実際に企業が求人ハイライトムービーを活用して成功した事例を2例ご紹介します。

導入事例1

ある教育業界の企業の事例です。こちらの企業では、スペックの高い経験者を求めていたため、ターゲットの母数が少なく、情報を届けるのが難しいという課題を抱えていました。

そこでYouTube広告を全国に配信し、広く周知をして網を張ることに。その結果、マイナビ転職の求人広告のPV数が増え、YouTubeの視聴数も多数に達しました。

特に、経験者が求人原稿を閲覧した割合は、動画広告を導入する前と比べると1.7倍に。YouTube広告を視聴後、そのままマイナビ転職にアクセスして応募した方もいたそうです。

導入事例2

次に紹介するのは、ビル管理メンテナンスの企業の事例です。募集職種は有料道路の料金所スタッフでしたが、業務内容が伝わりにくく、早期離職が多いことに悩んでおられました。

この企業の場合、高めの年齢層もターゲットにしていたため、YouTubeに加えて、Yahoo! JAPANのニュース面などにも動画広告を展開して、幅広い年齢層にアプローチすることにしました。効率的に情報を届けられるように、配信エリアは勤務地のみに限定。
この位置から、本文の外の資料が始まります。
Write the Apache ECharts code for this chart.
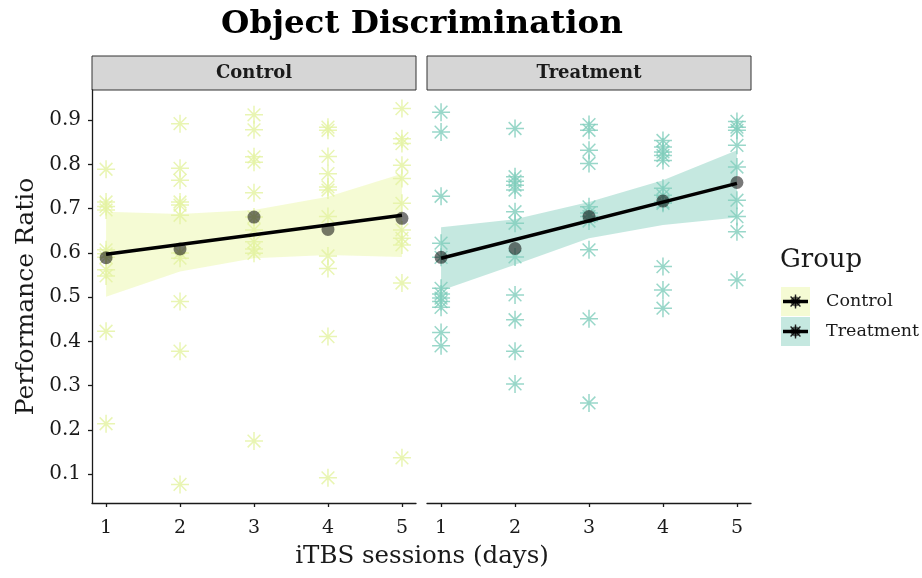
<!DOCTYPE html>
<html><head><meta charset="utf-8">
<script src="https://cdn.jsdelivr.net/npm/echarts@6/dist/echarts.min.js"></script>
<style>html,body{margin:0;padding:0;background:#fff}#chart{width:922px;height:578px}</style>
</head><body><div id="chart"></div>
<script>
// ---- data ----
const days = [1, 2, 3, 4, 5];
const yTicks = [0.1, 0.2, 0.3, 0.4, 0.5, 0.6, 0.7, 0.8, 0.9];
const groups = ['Control', 'Treatment'];

const controlDay1 = [0.789, 0.715, 0.705, 0.697, 0.607, 0.598, 0.590, 0.562, 0.548, 0.423, 0.214];
const controlDay2 = [0.892, 0.791, 0.764, 0.715, 0.708, 0.685, 0.600, 0.588, 0.490, 0.378, 0.077];
const controlDay3 = [0.912, 0.878, 0.817, 0.805, 0.736, 0.681, 0.652, 0.625, 0.609, 0.599, 0.175];
const controlDay4 = [0.884, 0.877, 0.818, 0.779, 0.749, 0.742, 0.682, 0.593, 0.565, 0.411, 0.092];
const controlDay5 = [0.926, 0.858, 0.847, 0.798, 0.768, 0.712, 0.652, 0.633, 0.618, 0.532, 0.137];

const treatmentDay1 = [0.918, 0.873, 0.728, 0.622, 0.590, 0.520, 0.507, 0.498, 0.490, 0.477, 0.420, 0.390];
const treatmentDay2 = [0.881, 0.772, 0.762, 0.753, 0.742, 0.693, 0.667, 0.591, 0.505, 0.449, 0.378, 0.304];
const treatmentDay3 = [0.890, 0.877, 0.832, 0.802, 0.704, 0.690, 0.682, 0.672, 0.607, 0.451, 0.261];
const treatmentDay4 = [0.854, 0.839, 0.828, 0.820, 0.809, 0.746, 0.730, 0.715, 0.712, 0.569, 0.516, 0.475];
const treatmentDay5 = [0.897, 0.884, 0.877, 0.843, 0.794, 0.719, 0.682, 0.648, 0.539];

const controlMeans = [0.589, 0.609, 0.681, 0.653, 0.678];
const treatmentMeans = [0.590, 0.610, 0.682, 0.717, 0.759];

// linear fit at day 1 and day 5, and confidence band per day
const controlFit = [0.597, 0.685];
const treatmentFit = [0.588, 0.757];
const controlBandLow = [0.501, 0.558, 0.588, 0.595, 0.591];
const controlBandHigh = [0.693, 0.688, 0.697, 0.727, 0.779];
const treatmentBandLow = [0.515, 0.573, 0.633, 0.663, 0.680];
const treatmentBandHigh = [0.658, 0.676, 0.715, 0.764, 0.832];

// ---- styling ----
const FONT = 'DejaVu Serif';
const INK = '#1a1a1a';
const colControl = '#E4F3A0';
const colTreatment = '#7FCDBB';
const bandControl = 'rgba(237,248,177,0.55)';
const bandTreatment = 'rgba(127,205,187,0.45)';
const ASTER = 'path://M0 -10 L0 10 M-10 0 L10 0 M-7.07 -7.07 L7.07 7.07 M-7.07 7.07 L7.07 -7.07';

const controlDays = [controlDay1, controlDay2, controlDay3, controlDay4, controlDay5];
const treatmentDays = [treatmentDay1, treatmentDay2, treatmentDay3, treatmentDay4, treatmentDay5];

function pts(byDay) {
  const out = [];
  byDay.forEach((arr, i) => arr.forEach(v => out.push([days[i], v])));
  return out;
}

function band(idx, low, high, color) {
  const data = days.map((d, i) => [d, low[i], high[i]]);
  return {
    type: 'custom', xAxisIndex: idx, yAxisIndex: idx, silent: true, z: 1,
    encode: { x: 0, y: [1, 2] }, data,
    renderItem(params, api) {
      if (params.dataIndex !== 0) return null;
      const up = data.map(p => api.coord([p[0], p[2]]));
      const lo = data.map(p => api.coord([p[0], p[1]])).reverse();
      return { type: 'polygon', shape: { points: up.concat(lo) }, style: { fill: color } };
    }
  };
}

function asterisks(idx, byDay, color) {
  return {
    type: 'scatter', xAxisIndex: idx, yAxisIndex: idx, z: 2, silent: true,
    symbol: ASTER, symbolSize: 18, symbolKeepAspect: true,
    itemStyle: { color: 'rgba(0,0,0,0)', borderColor: color, borderWidth: 1.5 },
    data: pts(byDay)
  };
}

function means(idx, vals) {
  return {
    type: 'scatter', xAxisIndex: idx, yAxisIndex: idx, z: 3, silent: true,
    symbol: 'circle', symbolSize: 13,
    itemStyle: { color: 'rgba(0,0,0,0.66)' },
    data: days.map((d, i) => [d, vals[i]])
  };
}

function fitLine(idx, fit) {
  return {
    type: 'line', xAxisIndex: idx, yAxisIndex: idx, z: 4, silent: true,
    symbol: 'none', lineStyle: { color: '#000', width: 3.5 },
    data: [[days[0], fit[0]], [days[days.length - 1], fit[1]]]
  };
}

const axisLineStyle = { color: INK, width: 1.3 };
function xAxis(idx) {
  return {
    type: 'value', gridIndex: idx, min: 0.81, max: 5.19,
    axisLine: { show: true, onZero: false, lineStyle: axisLineStyle },
    axisTick: { show: true, length: 4, customValues: days, lineStyle: axisLineStyle },
    axisLabel: { customValues: days, fontFamily: FONT, fontSize: 19, color: INK, margin: 16 },
    splitLine: { show: false }
  };
}
function yAxis(idx) {
  const show = idx === 0;
  return {
    type: 'value', gridIndex: idx, min: 0.035, max: 0.968,
    axisLine: { show, onZero: false, lineStyle: axisLineStyle },
    axisTick: { show, length: 4, customValues: yTicks, lineStyle: axisLineStyle },
    axisLabel: { show, customValues: yTicks, formatter: v => v.toFixed(1),
      fontFamily: FONT, fontSize: 20, color: INK, margin: 11 },
    splitLine: { show: false },
    name: show ? 'Performance Ratio' : '', nameLocation: 'middle', nameGap: 53,
    nameTextStyle: { fontFamily: FONT, fontSize: 25, color: INK }
  };
}

const grids = [
  { left: 92, top: 90, width: 324, bottom: 75 },
  { left: 427, top: 90, width: 324, bottom: 75 }
];

function strip(g, label) {
  return [
    { type: 'rect', shape: { x: g.left, y: 56, width: g.width, height: 34 },
      style: { fill: '#d6d6d6', stroke: '#333', lineWidth: 1 } },
    { type: 'text', x: g.left + g.width / 2, y: 73,
      style: { text: label, fontFamily: FONT, fontWeight: 'bold', fontSize: 18, fill: INK,
        align: 'center', verticalAlign: 'middle' } }
  ];
}

function legendKey(y, fill, label) {
  const cx = 795.5, cy = y + 14.5, r = 7, d = r * 0.7071;
  const spoke = (x1, y1, x2, y2) => ({ type: 'line', shape: { x1, y1, x2, y2 },
    style: { stroke: '#222', lineWidth: 1.4 } });
  return [
    { type: 'rect', shape: { x: 781, y: y, width: 29, height: 29 }, style: { fill } },
    spoke(cx, cy - r, cx, cy + r), spoke(cx - r, cy, cx + r, cy),
    spoke(cx - d, cy - d, cx + d, cy + d), spoke(cx - d, cy + d, cx + d, cy - d),
    { type: 'circle', shape: { cx, cy, r: 5 }, style: { fill: 'rgba(0,0,0,0.6)' } },
    { type: 'line', shape: { x1: 783, y1: cy, x2: 808, y2: cy }, style: { stroke: '#000', lineWidth: 3.5 } },
    { type: 'text', x: 826, y: cy,
      style: { text: label, fontFamily: FONT, fontSize: 17.5, fill: INK, verticalAlign: 'middle' } }
  ];
}

const graphics = [].concat(
  [{ type: 'text', x: 422, y: 25,
     style: { text: 'Object Discrimination', fontFamily: FONT, fontWeight: 'bold', fontSize: 32.5,
       fill: '#000', align: 'center', verticalAlign: 'middle' } },
   { type: 'text', x: 422, y: 557,
     style: { text: 'iTBS sessions (days)', fontFamily: FONT, fontSize: 24.5, fill: INK,
       align: 'center', verticalAlign: 'middle' } },
   { type: 'text', x: 780, y: 260,
     style: { text: 'Group', fontFamily: FONT, fontSize: 26, fill: INK, verticalAlign: 'middle' } }],
  strip(grids[0], groups[0]), strip(grids[1], groups[1]),
  legendKey(287, bandControl, groups[0]), legendKey(317, bandTreatment, groups[1])
);

const chart = echarts.init(document.getElementById('chart'), null, { renderer: 'canvas' });
chart.setOption({
  animation: false,
  backgroundColor: '#fff',
  grid: grids,
  xAxis: [xAxis(0), xAxis(1)],
  yAxis: [yAxis(0), yAxis(1)],
  graphic: graphics,
  series: [
    band(0, controlBandLow, controlBandHigh, bandControl),
    band(1, treatmentBandLow, treatmentBandHigh, bandTreatment),
    asterisks(0, controlDays, colControl),
    asterisks(1, treatmentDays, colTreatment),
    means(0, controlMeans),
    means(1, treatmentMeans),
    fitLine(0, controlFit),
    fitLine(1, treatmentFit)
  ]
});
</script></body></html>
その結果、動画広告経由で多数の応募が集まり、応募数が大幅に増加。以前の静止画による求人広告よりも多くの情報量を盛り込めるようになり、業務内容が伝わりにくいという課題の解決にもつながりました。

まとめ

安高:転職情報サイトへの求人掲載と動画広告を組み合わせて活用することで、ご紹介した成功事例のように、より多くのターゲットに情報を届け、認知を獲得することが可能になります。
今回はYouTube広告のポイントを中心にお話ししましたが、配信する媒体によって規格や課金方式、ユーザー層は異なります。動画広告のトレンドや基礎知識を理解したうえで、自社の採用広報の目的に適した媒体を選び、ターゲットに合わせた内容を発信することが重要です。